National Water Safety Month nationalwatersafetymonth.com

A joint effort of the American Red Cross (a new partner for 2011), Association of Pool & Spa Professionals, National Recreation and Park Association, and World Waterpark Association, May is National Water Safety Month.

This year’s event includes water safety fairs, official government proclamations, media coverage and public service announcements. A new Website features free downloadable resources, including posters, brochures and tips on hosting an event at your facility.

“On the site you can find simple steps for planning a water safety fair, and easy steps for planning a press conference to announce National Water Safety Month in your local community,” said Helen Bloch, manager, consumer safety and sponsorships, at APSP. “We also added a blog. ... Additionally, we will be continually enhancing the Web site and our Facebook page, with interactive games, surveys, videos, photos and more.”

Other participating organizations include the Master Pools Guild, the Florida Spa & Pool Association, the National Drowning Prevention Alliance and the National Swimming Pool Foundation.

Pool Safely


The U.S. Consumer Product Safety Commission’s public information campaign associated with the VGBA is titled “Pool Safely: Simple Steps Save Lives.” Launched May, 24 2010, partners now include Abbey’s Hope, ARC, APSP, Home Safety Council, NDPA, Safe Kids USA, The Y, and WWA.

CPSC spokeswoman Kathleen Reilly said this year’s message is the same, but the reach continues to grow. “We don’t have a new look, but more information and more ways to get to people,” she noted.  New mesaging tools include the introduction of two new cartoon characters, Splish and Splash, set to appear in three Web videos geared toward children; and a new “share your story” feature on the Website.

Tying into National Water Safety Month, the second week of the month is Pool Safely Week. “We’re partnering with the CPSC campaign to get out more of their materials and messaging,” Bloch said. Other partners are providing information for consumers and professionals.

“The NDPA got a contract from the CPSC to focus primarily on educating consumers on the Pool Safely campaign,” said Maureen Williams, communications manager, North America, at D&D Technologies (Huntington Beach, Calif.), and founding president of NDPA. “Part of our program is a Pool & Spa Safety Technician Training Program. Other key deliverables are a video and two PSAs.” 

The Pool & Spa Safety Technician Training Program is designed to train aquatics professionals, public health employees and eventually any community member to conduct voluntary safety checks for residential pool owners.

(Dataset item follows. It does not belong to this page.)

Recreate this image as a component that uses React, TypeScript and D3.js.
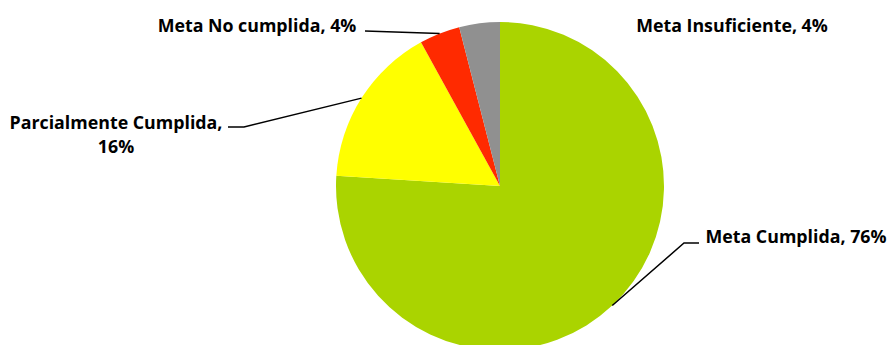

In addition, NDPA also is exhibiting at various shows and community events, and has developed a curriculum for nursery schools.

World’s Largest Swimming Lesson


The second annual World’s Largest Swimming Lesson is set for June 14, 2011. Worldwide, participants will unite in an attempt to set a new record. Last year’s inaugural event established the Guinness World Record for the largest simultaneous swimming lesson. It included 4,000 participants across 34 states and five countries.

But the larger goal is to promote the message that “swimming lessons save lives.“ The official headquarters will again be Disney’s Typhoon Lagoon waterpark in Florida. Organizers expect more participants in 2011, and facilities interested in serving as a host location have until May 20 to register for free at wlsl.org.

Olympic gold medalists Rowdy Gaines and Janet Evans are returning as the official spokespeople for the 2011 event.

Gaines will be master of ceremonies at Typhoon Lagoon.“Being part of The World’s Largest Swimming Lesson is a great honor for me,“ Gaines said. “I think of drowning as an epidemic in our country that doesn’t need to be. This is a great way to promote swimming lessons in general, and my hope this year is to be able to spread the message even more.”